Du côté de la mercerie, c’est le retour au calme le plus plat. Après l’incendie du théâtre et le départ du génial saltimbanque, les sœurs de la Sainte-Famille rachètent ce terrain voisin du leur et y construisent un orphelinat. De nouveau à dix ans d’écart, ce dernier plan Sanborn matérialise la nouvelle réalité du quartier.

Épilogue

On peut retirer le Nordiste de La Nouvelle-Orléans, mais il faut croire qu’on ne peut pas retirer La Nouvelle-Orléans du Nordiste une fois qu’il s’en est entiché. En 1904, le Signor Faranta est de retour dans la ville de tous ses malheurs, n’en ayant probablement retenu que les bons épisodes.

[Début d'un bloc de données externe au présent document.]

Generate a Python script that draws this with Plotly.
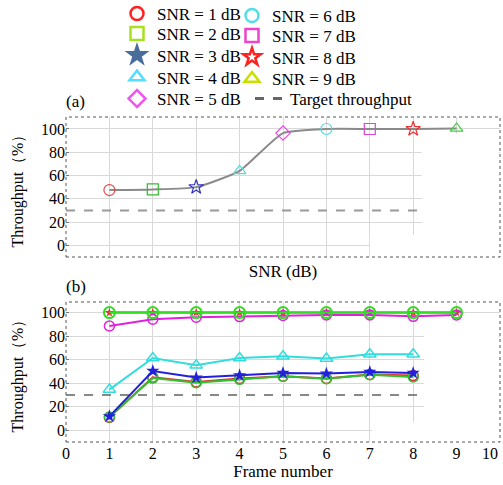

De son côté, la ville ne lui gardera pas rancune de lui avoir apporté son lot de catastrophes en un lieu où tout n’aurait dû être que plaisir et amusement. Il devait probablement être un grand charmeur et aussi un peu un magicien pour savoir ainsi jeter un voile sur les mauvais souvenirs. C’est ce qu’on devine derrière les mots que publie The Orleans Item en 1904 : To-day his hair is white, but there is the same genial smile and pleasant personality. Après s’être fait un peu oublier loin de la Louisiane, il revient s’installer dans cette ville qu’il a tant aimée, tant divertie et qui lui a finalement si peu porté chance.

Il en devient un des notables, militant activement au sein du Elks Lodge de La Nouvelle-Orleans, une société philanthropique renommée aux États-Unis. À sa mort en 1924, il sera inhumé dans le caveau collectif de l’ordre, au Greenwood Cemetary.